Moreover, both Title IX and § 1983 prohibit discrimination based on sex in state-run schools and provide a remedy to redress the personal injuries resulting from such discrimination. This fact lends even greater force to the argument that courts should approach the statute-of- limitations selection process for Title IX the same way they approach the issue in the § 1983 context. See Egerdahl v. Hibbing Cmty. Coll., 72 F.3d 615, 618 (8th Cir. 1995), abrogated on other grounds by S.A.A. v. Geisler, 127 F.4th 1133 (8th Cir. 2025) (en banc). And “borrowing” Ohio’s general personal-injury limitations period does little to “frustrate or interfere with the implementation of” Title IX. Reed v. United Transp. Union, 488 U.S. 319, 323–24 (1989) (citation omitted). Ohio’s limitations period still provides plaintiffs an opportunity to bring meritorious claims—it just prescribes the window during which those claims must be brought. And it does not affect a plaintiff’s ability to bring other causes of action which are not time barred. Pryor, for example, recognizes that the twelve-year limitations period has yet to expire for a potential claim for assault or battery under Ohio law based on her sexual abuse. Ohio Rev. Code Ann. § 2305.111(C)(1).

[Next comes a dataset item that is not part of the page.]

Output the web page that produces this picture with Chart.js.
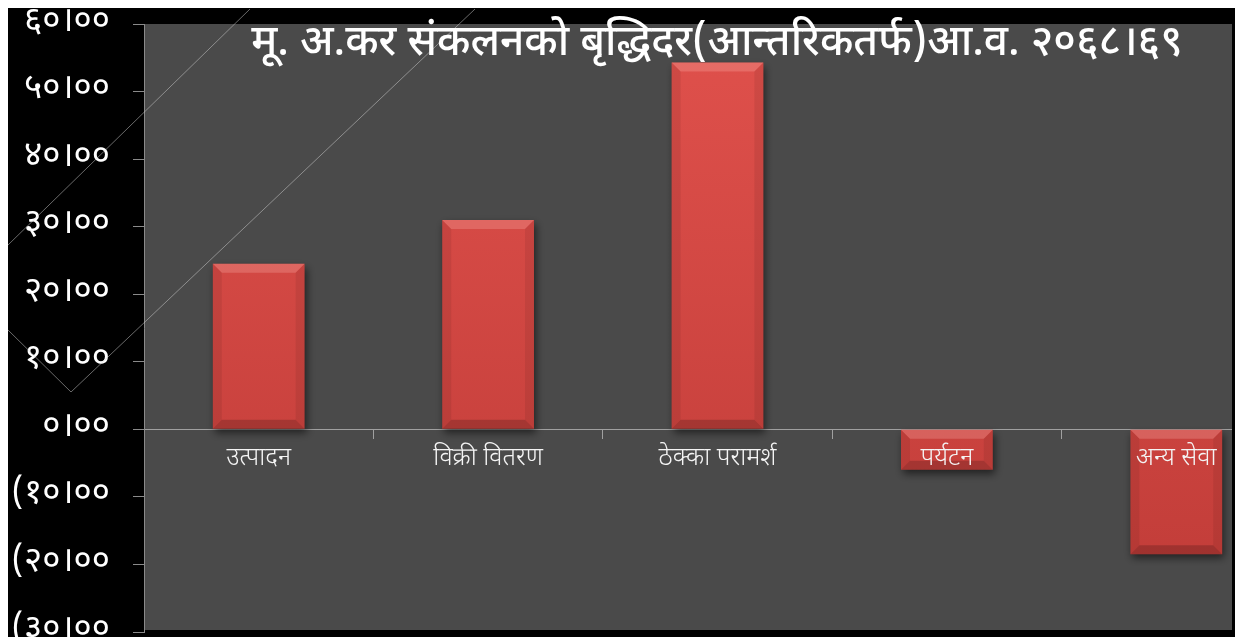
<!DOCTYPE html>
<html>
<head>
<meta charset="utf-8">
<script src="https://cdn.jsdelivr.net/npm/chart.js@4.4.0/dist/chart.umd.min.js"></script>
<style>
  html, body { margin: 0; padding: 0; background: #ffffff; width: 1235px; height: 637px; overflow: hidden; }
  #frame { position: absolute; left: 8px; top: 8px; width: 1224px; height: 629px; background: #000; overflow: hidden; border-right: 3px solid #000; }
  #wrap { position: absolute; left: 0; top: 0; width: 1283px; height: 660px; }
</style>
</head>
<body>
<div id="frame"><div id="wrap"><canvas id="c"></canvas></div></div>
<script>
// ---- data ----
const chartTitle = 'मू. अ.कर संकलनको बृद्धिदर(आन्तरिकतर्फ)आ.व. २०६८।६९';
const categories = ['उत्पादन', 'विक्री वितरण', 'ठेक्का परामर्श', 'पर्यटन', 'अन्य सेवा'];
const growthRate = [24.5, 31.0, 54.3, -6.0, -18.5];
const tickValues = [-30, -20, -10, 0, 10, 20, 30, 40, 50, 60];
const tickLabels = ['(३०।००', '(२०।००', '(१०।००', '०।००', '१०।००', '२०।००', '३०।००', '४०।००', '५०।००', '६०।००'];

const devFont = "'Noto Sans Devanagari', 'Lohit Devanagari', 'Mangal', 'Noto Sans', sans-serif";

const plotBg = {
  id: 'plotBg',
  beforeDraw(chart) {
    const { ctx, chartArea: a } = chart;
    ctx.save();
    ctx.fillStyle = '#4a4a4a';
    ctx.fillRect(a.left, a.top, chart.width - a.left, a.bottom - a.top - 2);
    ctx.restore();
  }
};

const watermark = {
  id: 'watermark',
  beforeDatasetsDraw(chart) {
    const ctx = chart.ctx;
    ctx.save();
    ctx.strokeStyle = 'rgba(210,210,210,0.5)';
    ctx.lineWidth = 1;
    ctx.beginPath();
    ctx.moveTo(242, 1); ctx.lineTo(0, 237);
    ctx.moveTo(467, 1); ctx.lineTo(63, 384);
    ctx.lineTo(0, 322);
    ctx.stroke();
    ctx.restore();
  }
};

const barShadow = {
  id: 'barShadow',
  beforeDatasetsDraw(chart) {
    const ctx = chart.ctx;
    ctx.save();
    ctx.shadowColor = 'rgba(0,0,0,0.55)';
    ctx.shadowBlur = 8;
    ctx.shadowOffsetX = 2;
    ctx.shadowOffsetY = 4;
  },
  afterDatasetsDraw(chart) {
    chart.ctx.restore();
    // bevel highlights on each bar, from the library's computed elements
    const ctx = chart.ctx;
    const meta = chart.getDatasetMeta(0);
    meta.data.forEach(el => {
      const p = el.getProps(['x', 'y', 'base', 'width'], true);
      const l = p.x - p.width / 2, r = p.x + p.width / 2;
      const t = Math.min(p.y, p.base), b = Math.max(p.y, p.base);
      const bv = Math.min(9, (b - t) / 3);
      ctx.save();
      ctx.fillStyle = 'rgba(255,190,180,0.26)';
      ctx.beginPath();
      ctx.moveTo(l, t); ctx.lineTo(r, t); ctx.lineTo(r - bv, t + bv); ctx.lineTo(l + bv, t + bv); ctx.closePath();
      ctx.fill();
      ctx.fillStyle = 'rgba(0,0,0,0.07)';
      ctx.beginPath();
      ctx.moveTo(l, t); ctx.lineTo(l + bv, t + bv); ctx.lineTo(l + bv, b - bv); ctx.lineTo(l, b); ctx.closePath();
      ctx.moveTo(r, t); ctx.lineTo(r - bv, t + bv); ctx.lineTo(r - bv, b - bv); ctx.lineTo(r, b); ctx.closePath();
      ctx.fill();
      ctx.fillStyle = 'rgba(0,0,0,0.18)';
      ctx.beginPath();
      ctx.moveTo(l, b); ctx.lineTo(r, b); ctx.lineTo(r - bv, b - bv); ctx.lineTo(l + bv, b - bv); ctx.closePath();
      ctx.fill();
      ctx.restore();
    });
  }
};

const titlePlugin = {
  id: 'innerTitle',
  afterDraw(chart) {
    const { ctx, chartArea: a } = chart;
    ctx.save();
    ctx.fillStyle = '#ffffff';
    ctx.font = '500 42.5px ' + devFont;
    ctx.textAlign = 'center';
    ctx.textBaseline = 'alphabetic';
    ctx.fillText(chartTitle, 709, a.top + 31);
    ctx.restore();
  }
};

const ctx = document.getElementById('c');
new Chart(ctx, {
  type: 'bar',
  data: {
    labels: categories,
    datasets: [{
      data: growthRate,
      backgroundColor(c) {
        const chart = c.chart;
        const a = chart.chartArea;
        if (!a) return '#d4433d';
        const g = chart.ctx.createLinearGradient(0, a.top, 0, a.bottom);
        g.addColorStop(0, '#e0514c');
        g.addColorStop(1, '#bf3b37');
        return g;
      },
      borderWidth: 0,
      barPercentage: 0.8,
      categoryPercentage: 0.5
    }]
  },
  options: {
    responsive: true,
    maintainAspectRatio: false,
    animation: false,
    devicePixelRatio: 1,
    layout: { padding: { top: 16, bottom: 36, left: 0, right: 0 } },
    plugins: { legend: { display: false }, tooltip: { enabled: false }, title: { display: false } },
    scales: {
      x: {
        position: { y: 0 },
        afterFit(s) { s.height = 0; s.paddingLeft = 0; s.paddingRight = 0; },
        grid: { drawOnChartArea: false, drawTicks: true, tickLength: 9, color: '#a0a0a0', offset: true },
        border: { display: true, color: '#a0a0a0', width: 1 },
        ticks: { color: '#f4f4f4', font: { family: devFont, size: 25, weight: 300 }, padding: 7, maxRotation: 0, autoSkip: false, z: 1 }
      },
      y: {
        min: -30, max: 60,
        afterFit(s) { s.width = 136; s.paddingTop = 0; s.paddingBottom = 0; },
        afterBuildTicks(s) { s.ticks = tickValues.map(v => ({ value: v })); },
        grid: { drawOnChartArea: false, drawTicks: true, tickLength: 11, color: '#8a8a8a' },
        border: { display: true, color: '#8a8a8a', width: 1 },
        ticks: {
          color: '#ffffff',
          font: { family: devFont, size: 35 },
          padding: 23,
          callback(v) { const i = tickValues.indexOf(v); return i >= 0 ? tickLabels[i] : ''; }
        }
      }
    }
  },
  plugins: [plotBg, watermark, barShadow, titlePlugin]
});
</script>
</body>
</html>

What’s more, in this case, borrowing Ohio’s two-year limitations period does not impinge on the important interests of preserving claims arising from events which occurred when the plaintiff was a minor. Pryor’s claim did not accrue until she turned eighteen. See id. § 2305.16. So applying Ohio’s personal-injury limitations period does not frustrate Title IX’s broad remedial purpose; instead, it helps effectuate that purpose by ensuring that victims have time to bring their claims once they reach adulthood. And Pryor neither suggests that her claims did not accrue when she turned eighteen nor argues that her claims should have been tolled. She argues only that we should ignore the similar federal interests that support analogizing Title IX and § 1983 claims for limitations purposes. In so doing, she asks that we break from every other circuit to decide this issue. Indeed, nine other circuits have determined that the forum state’s personal-injury limitations period applies to Title IX claims. See Curto v. Edmundson, 392 F.3d 502, 504 (2d Cir. 2004) (per curiam); Bougher v. Univ. of Pittsburgh, 882 F.2d 74, 78 (3d Cir. No. 24-3812 Pryor v. OSU Page 6
1989); Wilmink v. Kanawha Cnty. Bd. of Educ., 214 F. App’x 294, 296 n.3 (4th Cir. 2007) (per curiam); King-White v. Humble Indep. Sch. Dist., 803 F.3d 754, 759 (5th Cir. 2015); Cetin v. Purdue Univ., 94 F.3d 647 (7th Cir. 1996) (unpublished table opinion); Egerdahl, 72 F.3d at 618; Stanley v. Trs. of Cal. State Univ., 433 F.3d 1129, 1134 (9th Cir. 2006); Varnell v. Dora Consol. Sch. Dist., 756 F.3d 1208, 1213 (10th Cir. 2014); M.H.D. v. Westminster Schs., 172 F.3d 797, 803 (11th Cir. 1999). We decline Pryor’s invitation to split from our sister circuits and apply an unduly granular approach to determining the applicable limitations period. In doing so, we reaffirm our previous decisions finding Ohio’s two-year personal-injury limitations period applicable.1
C.
The abuse Pryor alleged in her complaint occurred in 2014, when she was a minor. Her cause of action accrued when she turned eighteen in July 2015. Ohio Rev. Code Ann. § 2305.16. So, barring any assertion of tolling pursuant to the discovery rule or otherwise, see generally Snyder-Hill, 48 F.4th 686, she had until July 2017 to file her claim. Because she waited until January 2022, she filed her claim too late.
III.
We AFFIRM.
1The district court was thus correct in determining that the one case Pryor cited in her favor, Doe 1 v. Cleveland Metro. Sch. Dist. Bd. of Educ., 533 F. Supp. 3d 567 (N.D. Ohio 2021), was wrongly decided.